Open Sky adapts food options for students with dietary restrictions and provides certified nut-free, gluten-free, soy-free, dairy-free, and vegan and vegetarian options.
Meals are prepared collectively in the field, primarily by students with direct supervision and support from guides. Students learn practical wilderness skills as they prepare food in the field, such as fire building by bow drill and cooking over an open fire. As they master these skills, their confidence grows as they adapt to living in the wilderness.
Master Senior Guide Mike Kangley explains when teaching students how to prepare meals in the field, guides use an “I do, we do, you do” philosophy. This means guides first complete a task, then the guides and students do the task together, and finally, the students do the task themselves.
“In the beginning, I cook for the students, teaching them how to prepare good, nutritious meals and generating excitement for the process,” said Mike. “Then the students want to help until eventually, they are making delicious meals for each other that they can feel proud of. This kind of task completion helps them build self-efficacy and confidence.
Students also contribute to meal planning each week after each team receives their food supply. Teams often have favorite meal themes that they incorporate into their meal planning, such as Thai night and burrito night.

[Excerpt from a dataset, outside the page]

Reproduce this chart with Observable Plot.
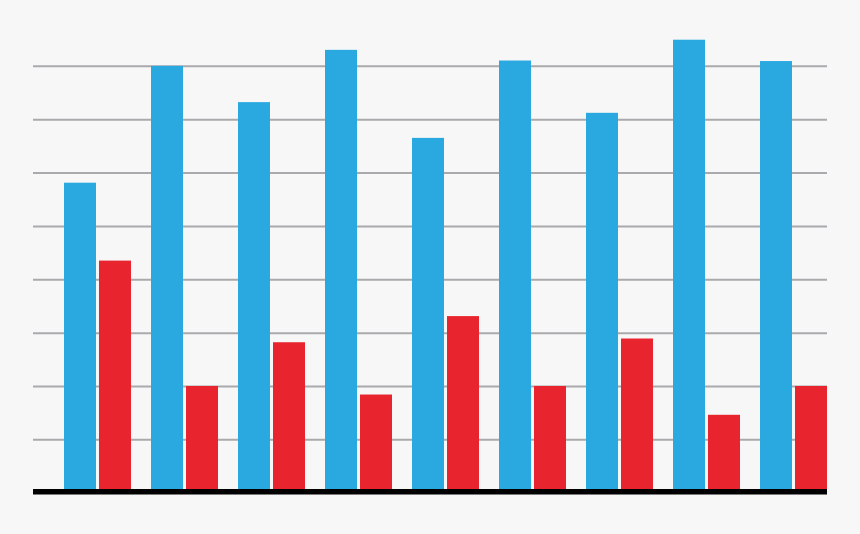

Open Sky’s focus on the importance of healthy food provides students with real opportunities for learning and growth. When provided nutritious, wholesome ingredients that become part of delicious, collaboratively made meals, students can more clearly see the link between mind and body health.
Many students come to Open Sky with various food issues, including allergies, intolerances, dislikes, addictions, and disordered eating. As each student’s nutritional needs are met, we often hear that they feel more energetic, are sleeping better, and feel more alive. Students come to recognize food as medicine and fuel, a necessary part of being strong, healthy, and capable.
“We have seen students with unhealthy habits towards food become healthy, students with limited palates discover a love for veggies, and self-proclaimed ‘I could mess up boiling water’ students create magnificent meals,” said Ashley Higgs, Assistant Field Director at Open Sky.
The therapeutic value of healthy eating benefits all students but particularly those who struggle with disordered eating. Being at Open Sky provides an opportunity for individuals to rebuild a positive relationship with food with the support of their therapist and a personalized strategy to meet their needs.
Special meals are prepared for holidays, including Thanksgiving, Christmas, and Fourth of July. Students learn how to cook a turkey underground or bake a ham in a Dutch oven in a fire pit. These special meals include mashed potatoes, cranberry sauce, stuffing, butternut squash, veggies, and pumpkin and apple pies. Teams with students who practice Judaism are supplied with all the makings for latkes – both regular and sweet potato. Students are excited and highly invested in creating special meals together for the holidays, and often our holiday dinners provide students with opportunities for extended sharing about their families, traditions, and gratitude. During Thanksgiving, we encourage acknowledgment and appreciation towards Native/Indigenous communities and offer related teachings to the students, including building an awareness of the land that we live on and the people who have lived here before us.
Open Sky has a culture of connecting with one another around food and meals. Each night at dinner before eating, students and guides check in to reflect on experiences that occurred throughout the day, share how they are feeling in that moment, or express gratitude. This simple act increases appreciation for the food and company shared from a place of greater connection.
“From the healthy foods that Open Sky provides, to the added challenge of students cooking them together, sitting around a fire the way our ancestors used to, there is so much to be learned through this process,” said Brooke Lederer, Clinical Therapist for adolescent girls. “The students inspire each other and themselves to get creative with the food they are given, and each team has their own thriving culture based on the types of meals they like to prepare. Through this, I believe they create a deeper connection to themselves, each other, the foods they eat, and the larger world around them.”